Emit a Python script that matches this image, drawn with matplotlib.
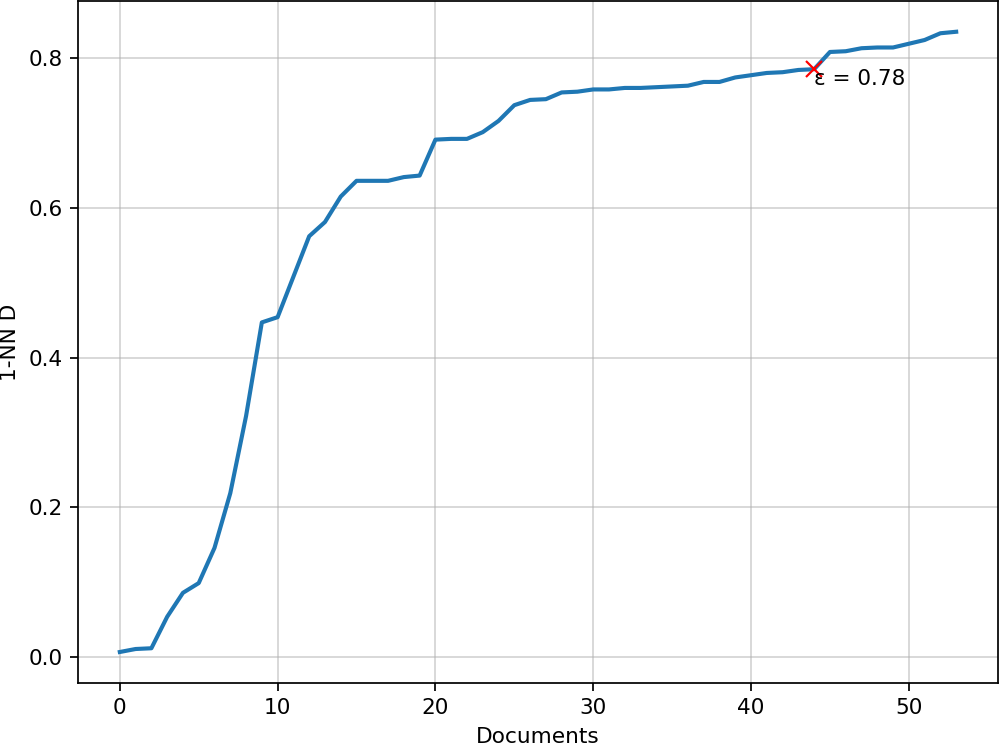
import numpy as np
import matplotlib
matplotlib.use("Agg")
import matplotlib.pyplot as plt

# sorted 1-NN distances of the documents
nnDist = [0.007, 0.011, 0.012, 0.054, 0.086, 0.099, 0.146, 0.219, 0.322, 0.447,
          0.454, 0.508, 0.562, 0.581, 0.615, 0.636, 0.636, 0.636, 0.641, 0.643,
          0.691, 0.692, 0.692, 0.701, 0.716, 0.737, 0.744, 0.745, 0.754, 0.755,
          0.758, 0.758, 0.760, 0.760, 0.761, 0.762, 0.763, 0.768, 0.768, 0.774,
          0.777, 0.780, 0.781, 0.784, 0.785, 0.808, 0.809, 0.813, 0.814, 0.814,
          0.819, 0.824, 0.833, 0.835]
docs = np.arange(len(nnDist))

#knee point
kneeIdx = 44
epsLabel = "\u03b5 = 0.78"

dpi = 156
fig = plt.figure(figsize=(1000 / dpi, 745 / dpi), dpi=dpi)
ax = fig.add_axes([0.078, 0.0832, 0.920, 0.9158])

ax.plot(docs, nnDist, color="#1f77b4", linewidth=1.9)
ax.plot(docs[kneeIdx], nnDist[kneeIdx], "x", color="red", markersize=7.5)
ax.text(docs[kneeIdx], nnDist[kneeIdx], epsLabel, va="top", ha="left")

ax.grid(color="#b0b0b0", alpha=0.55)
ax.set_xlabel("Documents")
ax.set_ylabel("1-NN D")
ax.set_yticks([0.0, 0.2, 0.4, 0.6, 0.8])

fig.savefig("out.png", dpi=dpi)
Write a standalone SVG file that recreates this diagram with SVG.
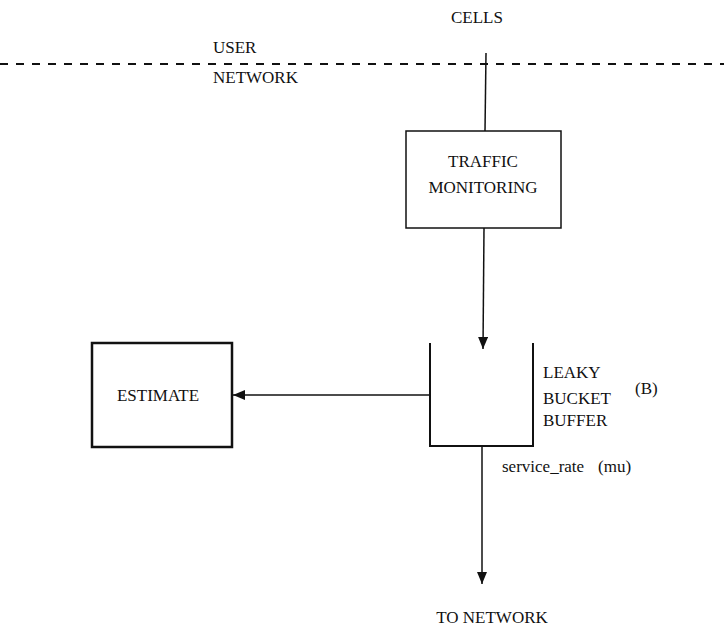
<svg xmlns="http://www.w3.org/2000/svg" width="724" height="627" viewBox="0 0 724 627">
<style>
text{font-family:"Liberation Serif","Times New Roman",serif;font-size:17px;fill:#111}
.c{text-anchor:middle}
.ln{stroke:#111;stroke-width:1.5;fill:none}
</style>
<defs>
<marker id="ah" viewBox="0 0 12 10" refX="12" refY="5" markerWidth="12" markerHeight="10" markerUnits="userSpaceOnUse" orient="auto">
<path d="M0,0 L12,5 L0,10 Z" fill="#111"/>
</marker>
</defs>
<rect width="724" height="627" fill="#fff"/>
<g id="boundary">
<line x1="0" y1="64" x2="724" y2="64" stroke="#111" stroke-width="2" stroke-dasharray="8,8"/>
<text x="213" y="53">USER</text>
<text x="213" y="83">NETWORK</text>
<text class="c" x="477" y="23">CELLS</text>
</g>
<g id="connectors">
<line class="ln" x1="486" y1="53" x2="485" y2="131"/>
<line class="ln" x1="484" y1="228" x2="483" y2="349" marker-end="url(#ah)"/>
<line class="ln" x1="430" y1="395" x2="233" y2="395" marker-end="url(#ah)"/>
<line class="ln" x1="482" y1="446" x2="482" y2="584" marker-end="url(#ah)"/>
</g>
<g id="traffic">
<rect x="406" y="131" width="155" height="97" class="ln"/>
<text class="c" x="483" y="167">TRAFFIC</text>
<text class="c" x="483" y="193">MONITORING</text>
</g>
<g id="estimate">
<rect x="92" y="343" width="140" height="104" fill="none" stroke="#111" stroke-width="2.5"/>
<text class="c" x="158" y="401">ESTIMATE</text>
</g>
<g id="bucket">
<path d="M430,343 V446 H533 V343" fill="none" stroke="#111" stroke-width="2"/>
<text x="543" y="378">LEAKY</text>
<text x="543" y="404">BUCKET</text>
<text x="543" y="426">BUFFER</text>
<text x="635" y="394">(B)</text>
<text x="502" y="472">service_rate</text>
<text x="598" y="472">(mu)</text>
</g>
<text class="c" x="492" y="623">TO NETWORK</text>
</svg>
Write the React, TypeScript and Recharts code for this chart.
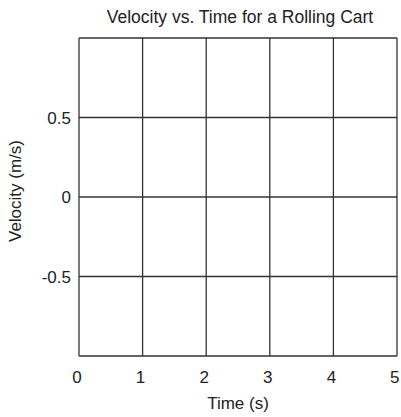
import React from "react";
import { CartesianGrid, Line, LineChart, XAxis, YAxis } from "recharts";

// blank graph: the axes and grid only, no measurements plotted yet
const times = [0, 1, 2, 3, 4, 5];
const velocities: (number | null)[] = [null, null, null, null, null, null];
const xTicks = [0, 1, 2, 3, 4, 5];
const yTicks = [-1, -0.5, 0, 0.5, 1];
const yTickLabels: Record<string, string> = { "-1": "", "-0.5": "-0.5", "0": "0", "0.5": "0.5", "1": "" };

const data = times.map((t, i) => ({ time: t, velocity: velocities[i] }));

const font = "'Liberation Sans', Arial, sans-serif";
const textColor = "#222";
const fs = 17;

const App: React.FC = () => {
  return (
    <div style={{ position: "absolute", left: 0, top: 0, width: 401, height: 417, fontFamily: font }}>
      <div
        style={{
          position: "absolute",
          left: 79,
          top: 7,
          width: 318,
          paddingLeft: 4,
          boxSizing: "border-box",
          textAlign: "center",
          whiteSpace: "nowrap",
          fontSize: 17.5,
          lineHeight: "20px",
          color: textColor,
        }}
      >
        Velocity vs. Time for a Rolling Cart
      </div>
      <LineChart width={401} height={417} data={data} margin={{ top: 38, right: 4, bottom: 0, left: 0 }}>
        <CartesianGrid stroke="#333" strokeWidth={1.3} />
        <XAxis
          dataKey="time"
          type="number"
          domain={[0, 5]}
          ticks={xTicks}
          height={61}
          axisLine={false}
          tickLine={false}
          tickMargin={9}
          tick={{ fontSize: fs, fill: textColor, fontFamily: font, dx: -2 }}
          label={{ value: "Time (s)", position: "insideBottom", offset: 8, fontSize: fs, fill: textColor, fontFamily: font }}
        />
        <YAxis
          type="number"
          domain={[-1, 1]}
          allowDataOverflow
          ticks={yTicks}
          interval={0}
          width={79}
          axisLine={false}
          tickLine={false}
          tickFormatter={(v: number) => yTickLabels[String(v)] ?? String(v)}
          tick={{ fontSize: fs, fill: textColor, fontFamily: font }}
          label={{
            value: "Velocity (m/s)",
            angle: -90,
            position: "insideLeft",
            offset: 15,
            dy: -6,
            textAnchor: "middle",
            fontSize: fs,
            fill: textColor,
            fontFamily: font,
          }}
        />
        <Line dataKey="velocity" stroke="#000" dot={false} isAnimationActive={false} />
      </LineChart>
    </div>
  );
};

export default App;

_GIVEN REQUEST:_ Omit the pictures, then quote the rest of the material above exactly.

_RESULT OF THIS EXERCISE:_
Emit a Python script that matches this image, drawn with matplotlib.
import numpy as np
import matplotlib
matplotlib.use("Agg")
import matplotlib.pyplot as plt

# sorted 1-NN distances of the documents
nnDist = [0.007, 0.011, 0.012, 0.054, 0.086, 0.099, 0.146, 0.219, 0.322, 0.447,
          0.454, 0.508, 0.562, 0.581, 0.615, 0.636, 0.636, 0.636, 0.641, 0.643,
          0.691, 0.692, 0.692, 0.701, 0.716, 0.737, 0.744, 0.745, 0.754, 0.755,
          0.758, 0.758, 0.760, 0.760, 0.761, 0.762, 0.763, 0.768, 0.768, 0.774,
          0.777, 0.780, 0.781, 0.784, 0.785, 0.808, 0.809, 0.813, 0.814, 0.814,
          0.819, 0.824, 0.833, 0.835]
docs = np.arange(len(nnDist))

#knee point
kneeIdx = 44
epsLabel = "\u03b5 = 0.78"

dpi = 156
fig = plt.figure(figsize=(1000 / dpi, 745 / dpi), dpi=dpi)
ax = fig.add_axes([0.078, 0.0832, 0.920, 0.9158])

ax.plot(docs, nnDist, color="#1f77b4", linewidth=1.9)
ax.plot(docs[kneeIdx], nnDist[kneeIdx], "x", color="red", markersize=7.5)
ax.text(docs[kneeIdx], nnDist[kneeIdx], epsLabel, va="top", ha="left")

ax.grid(color="#b0b0b0", alpha=0.55)
ax.set_xlabel("Documents")
ax.set_ylabel("1-NN D")
ax.set_yticks([0.0, 0.2, 0.4, 0.6, 0.8])

fig.savefig("out.png", dpi=dpi)
Write a standalone SVG file that recreates this diagram with SVG.
<svg xmlns="http://www.w3.org/2000/svg" width="724" height="627" viewBox="0 0 724 627">
<style>
text{font-family:"Liberation Serif","Times New Roman",serif;font-size:17px;fill:#111}
.c{text-anchor:middle}
.ln{stroke:#111;stroke-width:1.5;fill:none}
</style>
<defs>
<marker id="ah" viewBox="0 0 12 10" refX="12" refY="5" markerWidth="12" markerHeight="10" markerUnits="userSpaceOnUse" orient="auto">
<path d="M0,0 L12,5 L0,10 Z" fill="#111"/>
</marker>
</defs>
<rect width="724" height="627" fill="#fff"/>
<g id="boundary">
<line x1="0" y1="64" x2="724" y2="64" stroke="#111" stroke-width="2" stroke-dasharray="8,8"/>
<text x="213" y="53">USER</text>
<text x="213" y="83">NETWORK</text>
<text class="c" x="477" y="23">CELLS</text>
</g>
<g id="connectors">
<line class="ln" x1="486" y1="53" x2="485" y2="131"/>
<line class="ln" x1="484" y1="228" x2="483" y2="349" marker-end="url(#ah)"/>
<line class="ln" x1="430" y1="395" x2="233" y2="395" marker-end="url(#ah)"/>
<line class="ln" x1="482" y1="446" x2="482" y2="584" marker-end="url(#ah)"/>
</g>
<g id="traffic">
<rect x="406" y="131" width="155" height="97" class="ln"/>
<text class="c" x="483" y="167">TRAFFIC</text>
<text class="c" x="483" y="193">MONITORING</text>
</g>
<g id="estimate">
<rect x="92" y="343" width="140" height="104" fill="none" stroke="#111" stroke-width="2.5"/>
<text class="c" x="158" y="401">ESTIMATE</text>
</g>
<g id="bucket">
<path d="M430,343 V446 H533 V343" fill="none" stroke="#111" stroke-width="2"/>
<text x="543" y="378">LEAKY</text>
<text x="543" y="404">BUCKET</text>
<text x="543" y="426">BUFFER</text>
<text x="635" y="394">(B)</text>
<text x="502" y="472">service_rate</text>
<text x="598" y="472">(mu)</text>
</g>
<text class="c" x="492" y="623">TO NETWORK</text>
</svg>
Write the React, TypeScript and Recharts code for this chart.
import React from "react";
import { CartesianGrid, Line, LineChart, XAxis, YAxis } from "recharts";

// blank graph: the axes and grid only, no measurements plotted yet
const times = [0, 1, 2, 3, 4, 5];
const velocities: (number | null)[] = [null, null, null, null, null, null];
const xTicks = [0, 1, 2, 3, 4, 5];
const yTicks = [-1, -0.5, 0, 0.5, 1];
const yTickLabels: Record<string, string> = { "-1": "", "-0.5": "-0.5", "0": "0", "0.5": "0.5", "1": "" };

const data = times.map((t, i) => ({ time: t, velocity: velocities[i] }));

const font = "'Liberation Sans', Arial, sans-serif";
const textColor = "#222";
const fs = 17;

const App: React.FC = () => {
  return (
    <div style={{ position: "absolute", left: 0, top: 0, width: 401, height: 417, fontFamily: font }}>
      <div
        style={{
          position: "absolute",
          left: 79,
          top: 7,
          width: 318,
          paddingLeft: 4,
          boxSizing: "border-box",
          textAlign: "center",
          whiteSpace: "nowrap",
          fontSize: 17.5,
          lineHeight: "20px",
          color: textColor,
        }}
      >
        Velocity vs. Time for a Rolling Cart
      </div>
      <LineChart width={401} height={417} data={data} margin={{ top: 38, right: 4, bottom: 0, left: 0 }}>
        <CartesianGrid stroke="#333" strokeWidth={1.3} />
        <XAxis
          dataKey="time"
          type="number"
          domain={[0, 5]}
          ticks={xTicks}
          height={61}
          axisLine={false}
          tickLine={false}
          tickMargin={9}
          tick={{ fontSize: fs, fill: textColor, fontFamily: font, dx: -2 }}
          label={{ value: "Time (s)", position: "insideBottom", offset: 8, fontSize: fs, fill: textColor, fontFamily: font }}
        />
        <YAxis
          type="number"
          domain={[-1, 1]}
          allowDataOverflow
          ticks={yTicks}
          interval={0}
          width={79}
          axisLine={false}
          tickLine={false}
          tickFormatter={(v: number) => yTickLabels[String(v)] ?? String(v)}
          tick={{ fontSize: fs, fill: textColor, fontFamily: font }}
          label={{
            value: "Velocity (m/s)",
            angle: -90,
            position: "insideLeft",
            offset: 15,
            dy: -6,
            textAnchor: "middle",
            fontSize: fs,
            fill: textColor,
            fontFamily: font,
          }}
        />
        <Line dataKey="velocity" stroke="#000" dot={false} isAnimationActive={false} />
      </LineChart>
    </div>
  );
};

export default App;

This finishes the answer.